What is asked:
Which lines hold the word "matplotlib"? Copy each of them from the material.

* begin Source records *

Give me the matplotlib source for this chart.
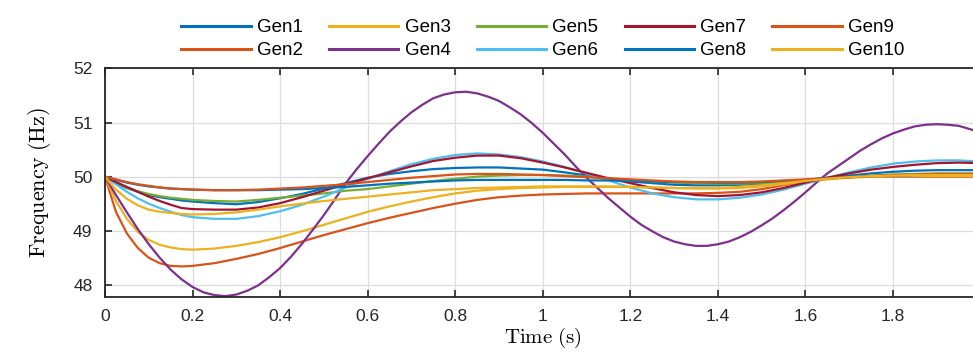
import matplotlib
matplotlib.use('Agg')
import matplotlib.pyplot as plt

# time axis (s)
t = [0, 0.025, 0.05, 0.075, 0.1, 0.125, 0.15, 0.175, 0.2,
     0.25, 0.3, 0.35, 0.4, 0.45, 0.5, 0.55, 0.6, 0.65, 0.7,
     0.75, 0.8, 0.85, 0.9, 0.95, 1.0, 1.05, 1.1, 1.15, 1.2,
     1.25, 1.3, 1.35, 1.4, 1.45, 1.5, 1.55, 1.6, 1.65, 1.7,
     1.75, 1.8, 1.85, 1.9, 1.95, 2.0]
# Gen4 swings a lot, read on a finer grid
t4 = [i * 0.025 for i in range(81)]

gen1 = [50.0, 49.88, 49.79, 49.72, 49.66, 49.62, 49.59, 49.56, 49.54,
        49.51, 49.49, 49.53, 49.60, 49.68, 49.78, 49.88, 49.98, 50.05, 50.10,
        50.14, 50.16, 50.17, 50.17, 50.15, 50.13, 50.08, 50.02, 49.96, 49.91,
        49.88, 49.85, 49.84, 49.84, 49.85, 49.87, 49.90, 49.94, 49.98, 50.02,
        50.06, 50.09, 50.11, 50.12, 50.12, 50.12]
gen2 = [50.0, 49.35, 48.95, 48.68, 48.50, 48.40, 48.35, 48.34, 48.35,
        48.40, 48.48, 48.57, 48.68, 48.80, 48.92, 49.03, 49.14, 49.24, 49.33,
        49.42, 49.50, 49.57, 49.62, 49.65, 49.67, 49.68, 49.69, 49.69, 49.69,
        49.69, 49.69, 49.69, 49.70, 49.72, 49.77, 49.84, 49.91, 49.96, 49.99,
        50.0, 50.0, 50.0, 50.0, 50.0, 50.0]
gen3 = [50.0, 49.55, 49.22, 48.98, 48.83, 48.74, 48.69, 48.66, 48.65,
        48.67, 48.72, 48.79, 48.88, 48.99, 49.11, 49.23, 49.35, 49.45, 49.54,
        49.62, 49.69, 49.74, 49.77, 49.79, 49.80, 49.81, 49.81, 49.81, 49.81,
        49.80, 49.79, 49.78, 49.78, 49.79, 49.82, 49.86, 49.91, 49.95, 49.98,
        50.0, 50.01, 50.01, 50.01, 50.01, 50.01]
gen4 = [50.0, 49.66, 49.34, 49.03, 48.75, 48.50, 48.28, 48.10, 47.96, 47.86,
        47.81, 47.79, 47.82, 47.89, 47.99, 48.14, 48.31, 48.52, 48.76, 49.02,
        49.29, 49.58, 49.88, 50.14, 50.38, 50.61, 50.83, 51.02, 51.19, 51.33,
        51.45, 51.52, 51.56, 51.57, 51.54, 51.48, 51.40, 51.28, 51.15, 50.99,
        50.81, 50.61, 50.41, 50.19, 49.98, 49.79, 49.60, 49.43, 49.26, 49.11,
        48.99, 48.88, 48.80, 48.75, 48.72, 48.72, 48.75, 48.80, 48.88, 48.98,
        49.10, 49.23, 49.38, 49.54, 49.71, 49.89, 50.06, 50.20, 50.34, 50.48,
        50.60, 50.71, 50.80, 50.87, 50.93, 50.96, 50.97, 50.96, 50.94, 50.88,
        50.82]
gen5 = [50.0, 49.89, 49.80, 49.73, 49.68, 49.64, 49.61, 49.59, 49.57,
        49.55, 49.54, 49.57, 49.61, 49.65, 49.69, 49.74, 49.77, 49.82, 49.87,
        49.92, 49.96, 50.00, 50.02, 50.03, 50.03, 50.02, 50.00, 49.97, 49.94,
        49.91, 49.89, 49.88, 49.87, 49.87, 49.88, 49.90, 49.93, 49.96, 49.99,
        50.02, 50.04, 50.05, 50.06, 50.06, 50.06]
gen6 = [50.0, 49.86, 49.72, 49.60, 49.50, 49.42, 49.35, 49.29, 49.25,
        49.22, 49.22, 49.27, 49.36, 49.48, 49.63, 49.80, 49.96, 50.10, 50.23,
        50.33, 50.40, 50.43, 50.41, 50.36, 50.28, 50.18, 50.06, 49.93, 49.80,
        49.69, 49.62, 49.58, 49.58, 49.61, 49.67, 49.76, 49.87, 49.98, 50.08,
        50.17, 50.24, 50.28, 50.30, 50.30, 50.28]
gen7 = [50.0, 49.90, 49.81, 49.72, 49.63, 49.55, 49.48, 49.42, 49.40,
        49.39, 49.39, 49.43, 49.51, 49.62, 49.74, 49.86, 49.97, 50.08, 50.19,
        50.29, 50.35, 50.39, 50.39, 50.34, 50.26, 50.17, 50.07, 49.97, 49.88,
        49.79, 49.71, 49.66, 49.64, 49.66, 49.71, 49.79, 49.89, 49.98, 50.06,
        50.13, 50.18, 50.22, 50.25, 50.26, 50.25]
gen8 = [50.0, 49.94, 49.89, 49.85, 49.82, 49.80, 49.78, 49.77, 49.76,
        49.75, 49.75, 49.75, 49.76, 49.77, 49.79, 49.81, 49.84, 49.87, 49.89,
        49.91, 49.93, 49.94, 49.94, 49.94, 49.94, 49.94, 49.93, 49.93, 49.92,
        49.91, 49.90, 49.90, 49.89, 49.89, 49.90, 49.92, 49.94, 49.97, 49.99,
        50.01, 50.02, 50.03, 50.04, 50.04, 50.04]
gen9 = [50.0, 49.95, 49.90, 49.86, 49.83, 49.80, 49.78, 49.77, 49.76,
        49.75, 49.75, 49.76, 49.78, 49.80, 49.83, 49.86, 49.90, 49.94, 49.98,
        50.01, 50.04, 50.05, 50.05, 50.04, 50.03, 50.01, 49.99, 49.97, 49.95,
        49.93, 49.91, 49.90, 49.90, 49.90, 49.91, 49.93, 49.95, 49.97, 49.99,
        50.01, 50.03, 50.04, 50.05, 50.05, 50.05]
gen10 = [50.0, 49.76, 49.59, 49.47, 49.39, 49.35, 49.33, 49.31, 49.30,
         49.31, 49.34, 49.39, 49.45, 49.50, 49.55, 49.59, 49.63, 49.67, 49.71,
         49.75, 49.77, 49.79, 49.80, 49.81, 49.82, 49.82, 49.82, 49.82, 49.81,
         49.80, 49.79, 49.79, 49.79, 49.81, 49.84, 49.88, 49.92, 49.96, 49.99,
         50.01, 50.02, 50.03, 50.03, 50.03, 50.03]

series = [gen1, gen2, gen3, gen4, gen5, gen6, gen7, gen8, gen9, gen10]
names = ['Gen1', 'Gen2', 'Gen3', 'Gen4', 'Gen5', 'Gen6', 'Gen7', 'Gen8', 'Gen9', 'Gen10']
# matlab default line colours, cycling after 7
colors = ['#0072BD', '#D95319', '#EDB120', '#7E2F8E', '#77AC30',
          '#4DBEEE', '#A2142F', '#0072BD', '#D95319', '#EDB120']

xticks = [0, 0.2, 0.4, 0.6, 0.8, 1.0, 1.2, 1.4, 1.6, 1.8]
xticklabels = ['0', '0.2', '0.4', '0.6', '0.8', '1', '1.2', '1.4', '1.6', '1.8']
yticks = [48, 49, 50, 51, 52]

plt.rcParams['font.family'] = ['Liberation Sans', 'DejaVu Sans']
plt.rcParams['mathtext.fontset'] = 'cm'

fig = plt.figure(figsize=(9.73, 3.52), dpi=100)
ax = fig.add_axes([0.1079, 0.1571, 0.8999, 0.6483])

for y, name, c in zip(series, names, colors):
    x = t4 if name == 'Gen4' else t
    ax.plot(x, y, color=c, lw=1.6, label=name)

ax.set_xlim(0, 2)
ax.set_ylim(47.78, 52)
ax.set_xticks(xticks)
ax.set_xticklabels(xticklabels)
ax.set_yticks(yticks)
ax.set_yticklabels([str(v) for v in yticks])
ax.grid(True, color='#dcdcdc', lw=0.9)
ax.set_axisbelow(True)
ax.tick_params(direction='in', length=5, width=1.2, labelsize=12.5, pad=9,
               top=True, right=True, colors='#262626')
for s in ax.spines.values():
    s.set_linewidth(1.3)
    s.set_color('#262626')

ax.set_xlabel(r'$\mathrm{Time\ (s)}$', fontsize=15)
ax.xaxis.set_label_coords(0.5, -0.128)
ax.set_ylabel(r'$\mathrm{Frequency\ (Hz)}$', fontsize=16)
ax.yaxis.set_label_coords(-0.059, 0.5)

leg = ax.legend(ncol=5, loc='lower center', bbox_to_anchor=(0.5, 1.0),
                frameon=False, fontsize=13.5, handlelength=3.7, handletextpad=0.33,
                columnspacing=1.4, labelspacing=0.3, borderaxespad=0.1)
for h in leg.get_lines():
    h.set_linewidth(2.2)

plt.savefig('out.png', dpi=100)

* end Source records *
* begin Source records *

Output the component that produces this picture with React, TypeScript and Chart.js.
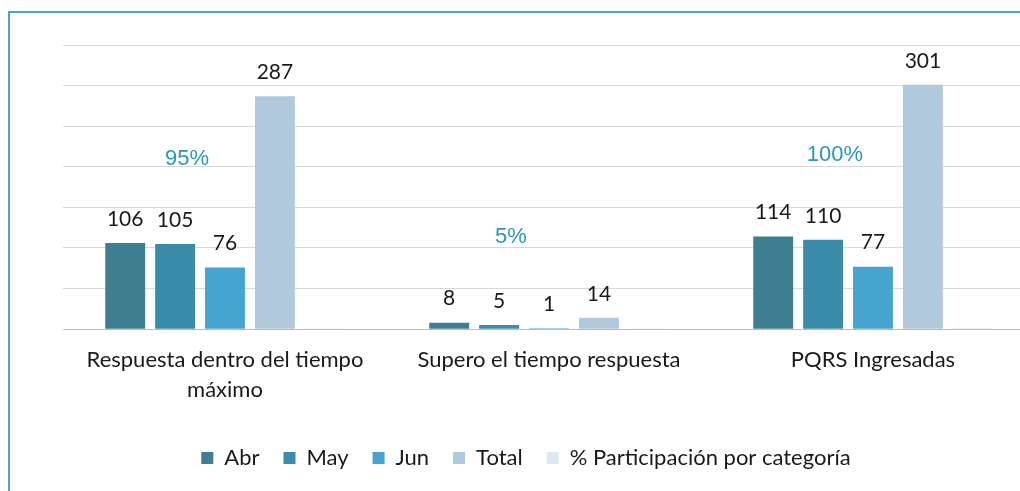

* end Source records *

Exercise answer:
Give me the matplotlib source for this chart.
import matplotlib
matplotlib.use('Agg')
import matplotlib.pyplot as plt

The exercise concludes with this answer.